Economic mobility and reproductive success

Author

Jason Collins

Published

January 20, 2012

Tyler Cowen writes:

How much of immobility is due to “inherited talent plus diminishing role for random circumstance”?  Is not this cause of immobility very different — both practically and morally — from such factors as discrimination, bad schools, occupational licensing, etc.?  What are you supposed to get when you combine genetics with meritocracy?

I have  written before about how decreased social mobility may be a sign of equalised opportunity. In a perfect meritocracy, assortment will largely be through genes.

However, there can still be social mobility even though assortment is through genetic factors. This is through differential reproductive success. If an economic class has  more children, many of those children move up or down the social scale as there is no longer room for them in their cohort.
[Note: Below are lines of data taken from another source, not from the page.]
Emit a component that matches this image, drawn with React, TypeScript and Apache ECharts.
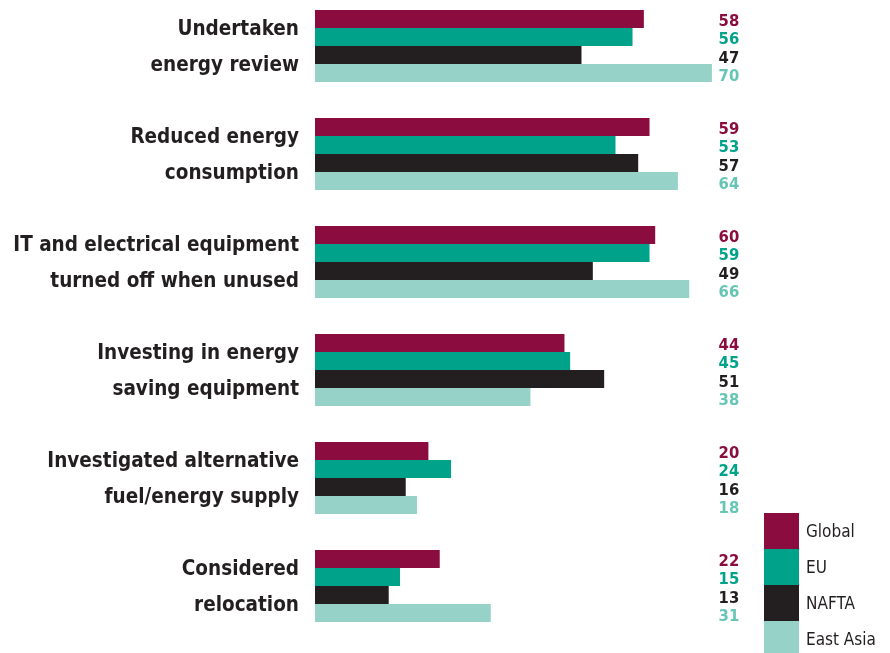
import React, { useEffect, useRef } from "react";
import * as echarts from "echarts";

const categories = [
  "Undertaken\nenergy review",
  "Reduced energy\nconsumption",
  "IT and electrical equipment\nturned off when unused",
  "Investing in energy\nsaving equipment",
  "Investigated alternative\nfuel/energy supply",
  "Considered\nrelocation",
];
const seriesNames = ["Global", "EU", "NAFTA", "East Asia"];
const globalValues = [58, 59, 60, 44, 20, 22];
const euValues = [56, 53, 59, 45, 24, 15];
const naftaValues = [47, 57, 49, 51, 16, 13];
const eastAsiaValues = [70, 64, 66, 38, 18, 31];
const barColors = ["#8B0D40", "#00A28A", "#231F20", "#96D2C8"];
const labelColors = ["#8B0D40", "#00A28A", "#231F20", "#66C5B5"];

const AXIS_MAX = 75;
const FONT = "'Liberation Sans Narrow', 'DejaVu Sans Condensed', Arial, sans-serif";

export default function App() {
  const ref = useRef<HTMLDivElement>(null);
  useEffect(() => {
    if (!ref.current) return;
    const chart = echarts.init(ref.current, null, { renderer: "svg" });
    const all = [globalValues, euValues, naftaValues, eastAsiaValues];
    const series: any[] = [];
    all.forEach((vals, i) => {
      series.push({
        name: seriesNames[i],
        type: "bar",
        stack: "s" + i,
        data: vals,
        itemStyle: { color: barColors[i] },
        barGap: "0%",
        barCategoryGap: "33.33%",
        emphasis: { disabled: true },
      });
      series.push({
        name: seriesNames[i] + "_pad",
        type: "bar",
        stack: "s" + i,
        data: vals.map((v) => AXIS_MAX - v),
        itemStyle: { color: "rgba(0,0,0,0)" },
        barGap: "0%",
        barCategoryGap: "33.33%",
        emphasis: { disabled: true },
        label: {
          show: true,
          position: "insideRight",
          distance: 1,
          offset: [0, 2],
          formatter: (p: any) => String(vals[p.dataIndex]),
          color: labelColors[i],
          fontFamily: FONT,
          fontWeight: "bold",
          fontSize: 16.5,
          lineHeight: 16,
        },
      });
    });
    chart.setOption({
      animation: false,
      grid: {
        left: 315,
        top: -8,
        width: AXIS_MAX * 5.67,
        height: 648,
        containLabel: false,
        outerBoundsMode: "none",
      },
      xAxis: { type: "value", min: 0, max: AXIS_MAX, show: false },
      yAxis: {
        type: "category",
        inverse: true,
        data: categories,
        axisLine: { show: false },
        axisTick: { show: false },
        axisLabel: {
          margin: 16,
          fontFamily: FONT,
          fontWeight: "bold",
          fontSize: 20.5,
          lineHeight: 36,
          padding: [0, 0, 4, 0],
          color: "#231F20",
        },
      },
      legend: {
        data: seriesNames,
        orient: "vertical",
        left: 764,
        top: 513,
        height: 170,
        padding: 0,
        itemWidth: 35,
        itemHeight: 36,
        itemGap: 0,
        icon: "rect",
        selectedMode: false,
        textStyle: { fontFamily: FONT, fontSize: 17, color: "#231F20", padding: [0, 0, 0, 2] },
      },
      series,
    });
    return () => chart.dispose();
  }, []);
  return (
    <div
      ref={ref}
      style={{ position: "fixed", left: 0, top: 0, width: 890, height: 653 }}
    />
  );
}
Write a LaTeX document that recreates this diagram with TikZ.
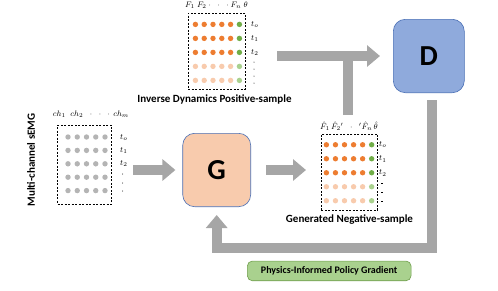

This social mobility can have some interesting effects. If, for example, the bottom 80 per cent of the economic distribution has much higher fertility than the top 20 per cent, some of those born in the bottom 80 per cent will move into the top  quintile. If those who move up the scale do not experience any increase in income (as their productivity has not increased, only their prevalence has changed), the relative wealth of those born to someone from the initial top 20 per cent may increase. Social mobility appears to increase inequality through concentrating wealth in the less fertile top.

Greg Clark describes the converse situation in A Farewell to Alms. In pre-Industrial Revolution England, the rich had higher reproductive success. There was necessarily downward social mobility. Over time, the population became largely composed of those from the top. Productivity increased among the lower classes, but many of them weren’t from the lower classes at all.